A erosão da democracia vai continuar. Vamos pegar dois exemplos: o dos EUA e o do Brasil.
Os Republicanos, nos EUA, abandonaram a democracia em prol de uma República Branca. Se vencerem as próximas eleições legislativas paralisarão o governo Biden, não contando para nada a espetacular vitória eleitoral dos Democratas e o seu bom desempenho inicial.
Eles continuam acreditando que os Democratas roubaram as eleições. Eles continuam dispostos a não votar em nada que seja proposto por Biden ou pelo Democratas. Eles não aceitam conviver com os Democratas. Isso é definitivo (pelo menos no curto prazo).
Assim como a derrota eleitoral de Trump não resolveu o problema da democracia nos EUA, apenas a derrota eleitoral de Bolsonaro não terá o efeito de parar a erosão da democracia no Brasil.
Quando se configura um campo antidemocrático com uma adesão expressiva da população (o que ocorre como consequência de acirrada polarização, degenerando a política numa espécie de guerra civil fria de longa duração), uma saída democrática exige muito mais do que sorte na loteria do calculismo eleitoreiro. Não é por um golpe de sorte eleitoral que vamos interromper o processo de erosão da democracia.

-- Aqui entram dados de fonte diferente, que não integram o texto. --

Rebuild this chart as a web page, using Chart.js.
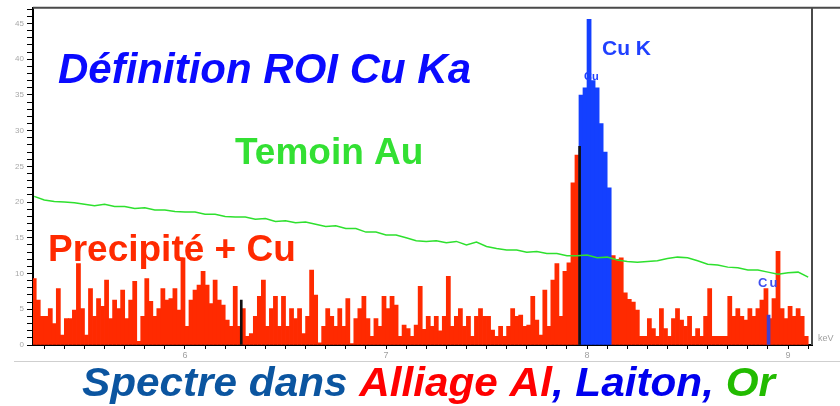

A democracia no Brasil, de certo modo, está numa situação até pior do que nos EUA. Aqui se configura uma confrontação de populismos que tende a afastar da cena pública os democratas. É uma tempestade perfeita para a democracia. A política no Brasil virou uma sopa de agentes infecciosos populistas (e os populismos contemporâneos, é bom não esquecer, são hoje os principais adversários da democracia, no mundo e no Brasil).
Temos militantes bolsonaristas (populistas-autoritários, incluindo militares saudosos da ditadura que se metem indevidamente na política, adotam a ideologia do inimigo interno e acham que devem tutelar os civis).
Temos militantes lulopetistas (neopopulistas) que, tais como os primeiros, acham que a sociedade está atravessada por uma única clivagem opondo “o povo” (os que seguem seu líder) às “elites” (os que não seguem) e que praticam a política como uma guerra do “nós” contra “eles”.
Temos ainda militantes morolavajatistas (populistas judiciaristas, punitivistas e moralistas, que apostam na antipolítica para limpar a política).
Tudo junto e misturado dá um caldo que pode ser bem eficaz para continuar erodindo a democracia (que é a forma atual da autocratização – não mais o golpe de Estado clássico ou o autogolpe). Só por milagre isso não acontecerá – seja qual for o resultado eleitoral de 2022.
Uma saída democrática capaz de interromper o processo continuado de erosão da democracia – no Brasil e em qualquer localidade do mundo onde processos de autocratização de terceira onda (siga o link para ver de onde extraímos o gráfico acima) estão em curso – exige recomeçar de baixo para cima, multiplicando em cada lugar e setor de atividade o número de agentes democráticos ativos.
Atenção! Não se trata de aumentar apenas o número de pessoas que dizem preferir a democracia a outros regimes políticos, mas o número de atores políticos capazes de reconhecer a presença de padrões autocráticos, de detectar precocemente sinais de envenenamento e de desconsolidação da democracia, mesmo quando esses sinais são fracos ou subterrâneos e de agir consequentemente para configurar novos ambientes democráticos.
Isso desloca o horizonte para 2030, se começarmos agora.